There are other basic laws. One of them is the law of supply and
demand. As prices rise, fewer and fewer customers are willing to
pay for the products or services offered. When a restaurant
raises its prices, it loses customers, especially in a highly
competitive industry like the local food industry.
As is true of every large urban area in the U.S., the Twin City
dining out experience has made enormous strides in recent
decades. The public demand for fresh produce, imaginative
menus, and attractive physical dining venues has precipitated a
food revolution that brings delicious and affordable dining
experiences for most residents. So-called fine dining, hitherto
available only to very affluent Americans, is now available to
almost anyone. Very high-end restaurants, with menus at very
high prices, still exist, but there are fewer and fewer of them.
There is, however, a larger and large group of Americans who
make large incomes, and for whom menu prices do not matter.
They, and a number of business and special occasion diners,
make the very high-end restaurant still viable, but these are
also very sensitive to changing diner habits and tastes. As a
result, many high-end dining rooms in the Twin Cities have
closed --- and very few new ones are opening.
As the clientele for dining out has expanded and grown much
more sophisticated, opening new restaurants has become very
problematic. Individual entrepreneurs are disappearing, and
are being replaced by groups of investors, many of them who
make their money in other fields. In the Twin Cities, new
quality restaurants have been opening and closing in days and
months rather than years. Recently, for example, a cluster of
ambitious upscale Italian restaurants opened in downtown
Minneapolis and its environs --- and a few months later, most
of them are closed.
Caught in the middle of this change are the food servers, the
wait staffs. Imposing dramatic increases in the minimum
wage and paid leave for these workers, as demanded by their
unions and sympathetic political activists, has produced a
predictable but negative consequence --- the disappearance of
the traditional dining out experience of ordering a meal from
a waitperson. Virtually all major new restaurants opening in
the Twin Cities today, even some higher end ones, have diners
ordering from the menu at the cash register, and having their
meal delivered to their table or even being asked to pick it up
at the kitchen counter. Many diners, required to do this, are
either leaving no or much-reduced tips, and those tips which
are given are shared with both the wait and kitchen staffs.

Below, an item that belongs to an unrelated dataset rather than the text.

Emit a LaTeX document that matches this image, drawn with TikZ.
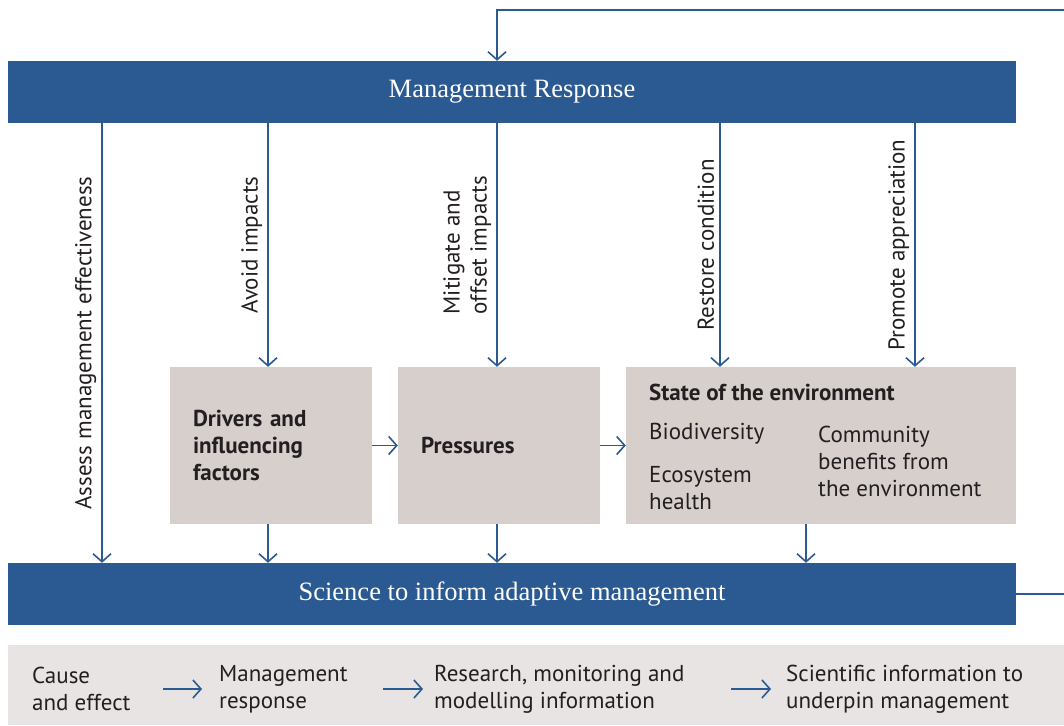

Restaurants are thus reducing their wait staffs, and often asking
those who remain to do more work. Many already established
restaurants are also by necessity adopting this practice. This
can only produce a net reduction of service staffs, that is, fewer
and fewer jobs waiting on tables.
Part of dining out today is the whole experience, not just a
particular cuisine or menu, but the service and the decor and
the sense of a special occasion. Because food preparation is
so popular today, with myriads of cookbooks, TV food shows,
and increased private dinner parties, eating well at home is
definitely an option. The prices at the grocery store of
top-quality produce, meats, seafood, and wines also makes
home cooking by wives, husbands and singles increasingly
attractive. If you remove important elements of dining out,
such as table service, the incentive to prepare meals at home,
or else buy the food prepared for take-out is magnified
dramatically.
Thoughtful voices by some progressive public figures in the
Twin Cities are already sounding the alarm at the political
cave-in to demands for huge minimum wage increases,
costly paid leave and other requirements which small food
businesses cannot easily absorb. Former Minneapolis
Mayor R.T. Rybak, former Council Member (and now
president of the city’s Downtown Council) Steve Cramer,
and at least one 2017 mayoral candidate, Tom Hoch, are
counseling caution and common sense while so many others
just seem to nod their heads at every demand.
The same is occurring in St. Paul, Meanwhile, there is a
predictable exodus of restaurants from the center cities, and
often premature closings of those new ones which dare to open.
And everywhere, the restaurant experience is shrinking.
This is an ongoing story; let’s see where it leads.